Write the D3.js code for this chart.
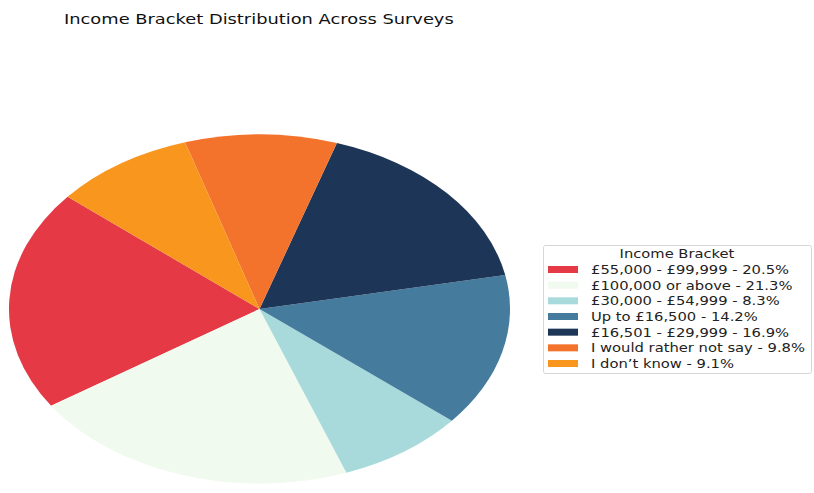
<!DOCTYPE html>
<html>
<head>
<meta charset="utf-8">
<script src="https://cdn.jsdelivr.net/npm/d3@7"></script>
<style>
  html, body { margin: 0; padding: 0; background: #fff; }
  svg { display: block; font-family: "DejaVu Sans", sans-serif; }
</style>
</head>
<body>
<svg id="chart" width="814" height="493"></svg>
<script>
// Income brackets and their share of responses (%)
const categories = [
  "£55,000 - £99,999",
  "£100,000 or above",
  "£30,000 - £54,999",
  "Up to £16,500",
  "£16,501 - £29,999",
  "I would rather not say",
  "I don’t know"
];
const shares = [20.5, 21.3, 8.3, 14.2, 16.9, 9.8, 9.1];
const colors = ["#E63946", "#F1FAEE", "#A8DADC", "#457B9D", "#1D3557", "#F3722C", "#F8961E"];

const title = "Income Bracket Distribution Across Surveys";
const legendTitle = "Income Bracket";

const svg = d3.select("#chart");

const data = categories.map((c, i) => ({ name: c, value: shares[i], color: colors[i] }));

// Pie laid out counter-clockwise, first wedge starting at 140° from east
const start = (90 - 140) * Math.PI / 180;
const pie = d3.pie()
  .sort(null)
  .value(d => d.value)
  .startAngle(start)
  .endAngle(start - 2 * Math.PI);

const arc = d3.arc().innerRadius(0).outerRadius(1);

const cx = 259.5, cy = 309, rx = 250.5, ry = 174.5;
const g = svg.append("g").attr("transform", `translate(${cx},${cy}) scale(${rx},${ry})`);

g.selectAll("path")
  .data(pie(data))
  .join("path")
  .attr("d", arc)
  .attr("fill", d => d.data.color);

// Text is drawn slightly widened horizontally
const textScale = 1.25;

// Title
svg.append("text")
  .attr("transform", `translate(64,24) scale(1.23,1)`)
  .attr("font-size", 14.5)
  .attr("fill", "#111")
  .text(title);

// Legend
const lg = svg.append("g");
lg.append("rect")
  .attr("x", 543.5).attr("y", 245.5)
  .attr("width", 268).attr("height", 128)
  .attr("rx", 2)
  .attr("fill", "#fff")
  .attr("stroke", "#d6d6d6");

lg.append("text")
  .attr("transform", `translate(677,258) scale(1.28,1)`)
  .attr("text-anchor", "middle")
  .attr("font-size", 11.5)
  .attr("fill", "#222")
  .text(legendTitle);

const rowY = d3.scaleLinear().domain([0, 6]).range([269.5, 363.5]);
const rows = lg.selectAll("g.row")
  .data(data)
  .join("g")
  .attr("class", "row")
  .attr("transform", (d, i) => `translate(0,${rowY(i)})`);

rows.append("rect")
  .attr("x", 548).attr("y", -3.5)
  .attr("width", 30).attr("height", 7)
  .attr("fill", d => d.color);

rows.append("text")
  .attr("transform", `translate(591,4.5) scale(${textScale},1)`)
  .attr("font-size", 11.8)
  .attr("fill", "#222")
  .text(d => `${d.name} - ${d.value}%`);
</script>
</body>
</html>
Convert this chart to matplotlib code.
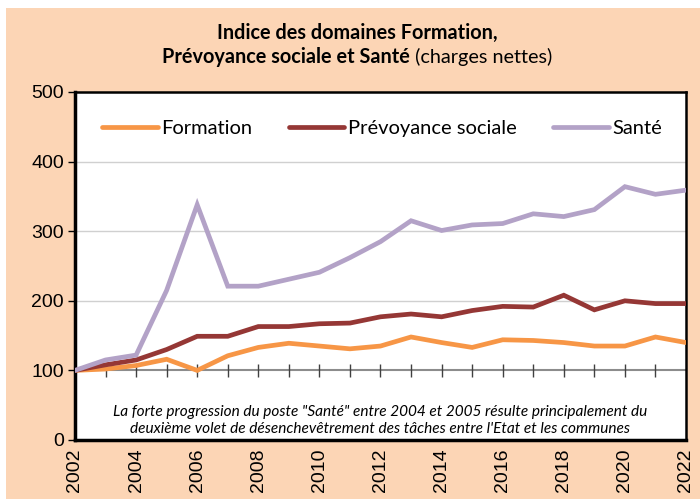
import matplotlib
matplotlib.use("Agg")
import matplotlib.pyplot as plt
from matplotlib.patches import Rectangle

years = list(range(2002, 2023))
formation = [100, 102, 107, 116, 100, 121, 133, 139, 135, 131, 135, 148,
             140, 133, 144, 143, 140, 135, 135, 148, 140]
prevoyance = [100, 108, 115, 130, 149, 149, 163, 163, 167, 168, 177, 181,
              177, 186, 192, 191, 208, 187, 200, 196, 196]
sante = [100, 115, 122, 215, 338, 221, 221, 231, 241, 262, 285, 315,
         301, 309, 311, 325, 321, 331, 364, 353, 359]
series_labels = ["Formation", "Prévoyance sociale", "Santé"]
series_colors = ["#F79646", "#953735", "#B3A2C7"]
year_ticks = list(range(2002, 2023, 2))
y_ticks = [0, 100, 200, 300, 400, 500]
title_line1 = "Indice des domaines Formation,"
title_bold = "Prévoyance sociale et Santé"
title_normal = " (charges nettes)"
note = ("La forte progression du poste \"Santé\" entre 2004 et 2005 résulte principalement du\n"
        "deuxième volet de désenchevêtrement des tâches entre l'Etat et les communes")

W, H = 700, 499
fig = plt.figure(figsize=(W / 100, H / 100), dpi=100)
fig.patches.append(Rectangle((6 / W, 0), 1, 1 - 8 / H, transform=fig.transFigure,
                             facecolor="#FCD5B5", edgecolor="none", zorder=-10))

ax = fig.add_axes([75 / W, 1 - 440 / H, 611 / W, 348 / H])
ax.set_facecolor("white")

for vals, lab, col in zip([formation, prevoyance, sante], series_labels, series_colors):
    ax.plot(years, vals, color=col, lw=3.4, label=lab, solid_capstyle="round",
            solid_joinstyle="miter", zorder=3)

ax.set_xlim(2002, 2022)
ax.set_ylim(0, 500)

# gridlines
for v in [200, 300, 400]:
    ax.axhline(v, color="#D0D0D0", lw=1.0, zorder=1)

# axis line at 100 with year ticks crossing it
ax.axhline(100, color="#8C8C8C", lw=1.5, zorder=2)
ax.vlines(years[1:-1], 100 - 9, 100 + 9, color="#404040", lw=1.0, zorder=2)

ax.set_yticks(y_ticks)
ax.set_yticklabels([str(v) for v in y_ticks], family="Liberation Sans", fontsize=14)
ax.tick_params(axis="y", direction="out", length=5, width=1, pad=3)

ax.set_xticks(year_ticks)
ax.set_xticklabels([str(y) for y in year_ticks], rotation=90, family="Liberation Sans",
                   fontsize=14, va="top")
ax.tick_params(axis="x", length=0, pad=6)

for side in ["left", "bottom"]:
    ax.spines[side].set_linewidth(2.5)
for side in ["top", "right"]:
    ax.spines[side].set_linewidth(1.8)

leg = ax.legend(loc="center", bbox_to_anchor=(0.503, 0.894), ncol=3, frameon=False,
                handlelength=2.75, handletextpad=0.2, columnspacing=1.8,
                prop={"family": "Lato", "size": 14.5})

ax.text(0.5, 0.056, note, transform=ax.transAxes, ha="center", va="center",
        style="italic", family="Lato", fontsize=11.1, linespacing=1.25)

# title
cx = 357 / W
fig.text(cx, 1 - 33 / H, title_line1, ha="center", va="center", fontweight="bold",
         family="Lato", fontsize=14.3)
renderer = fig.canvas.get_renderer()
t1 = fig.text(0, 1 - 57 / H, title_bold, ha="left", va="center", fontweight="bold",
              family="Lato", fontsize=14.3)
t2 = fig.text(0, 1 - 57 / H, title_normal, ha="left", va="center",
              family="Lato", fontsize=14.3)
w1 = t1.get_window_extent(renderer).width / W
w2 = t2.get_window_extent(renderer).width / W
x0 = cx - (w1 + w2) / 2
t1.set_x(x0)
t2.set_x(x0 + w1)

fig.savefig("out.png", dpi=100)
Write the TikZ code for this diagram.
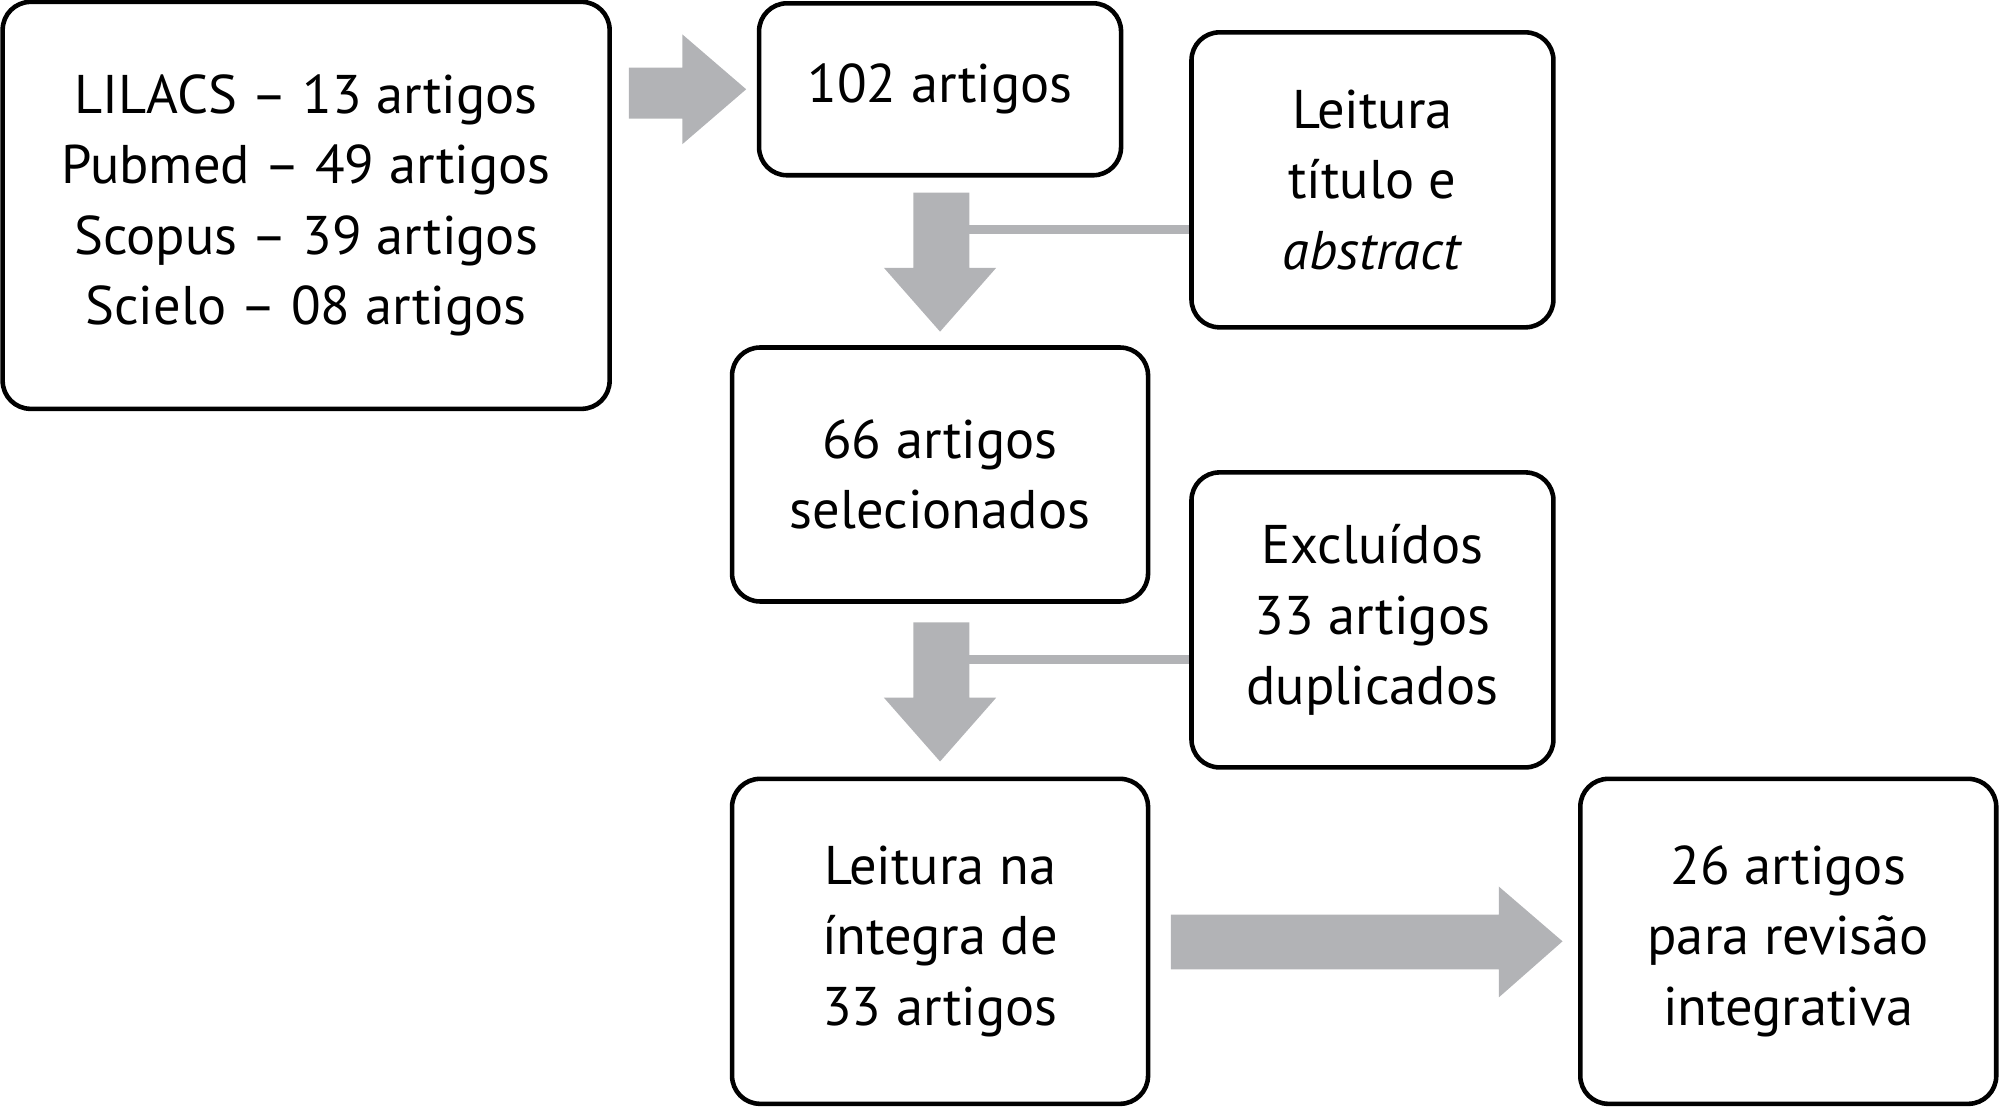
· · ·
» **WHAT NEEDS TO BE DONE**
Scan the listing above. Collect all lines with the word "code".

» **EXERCISE ANSWER**
Write the D3.js code for this chart.
Convert this chart to matplotlib code.
Write the TikZ code for this diagram.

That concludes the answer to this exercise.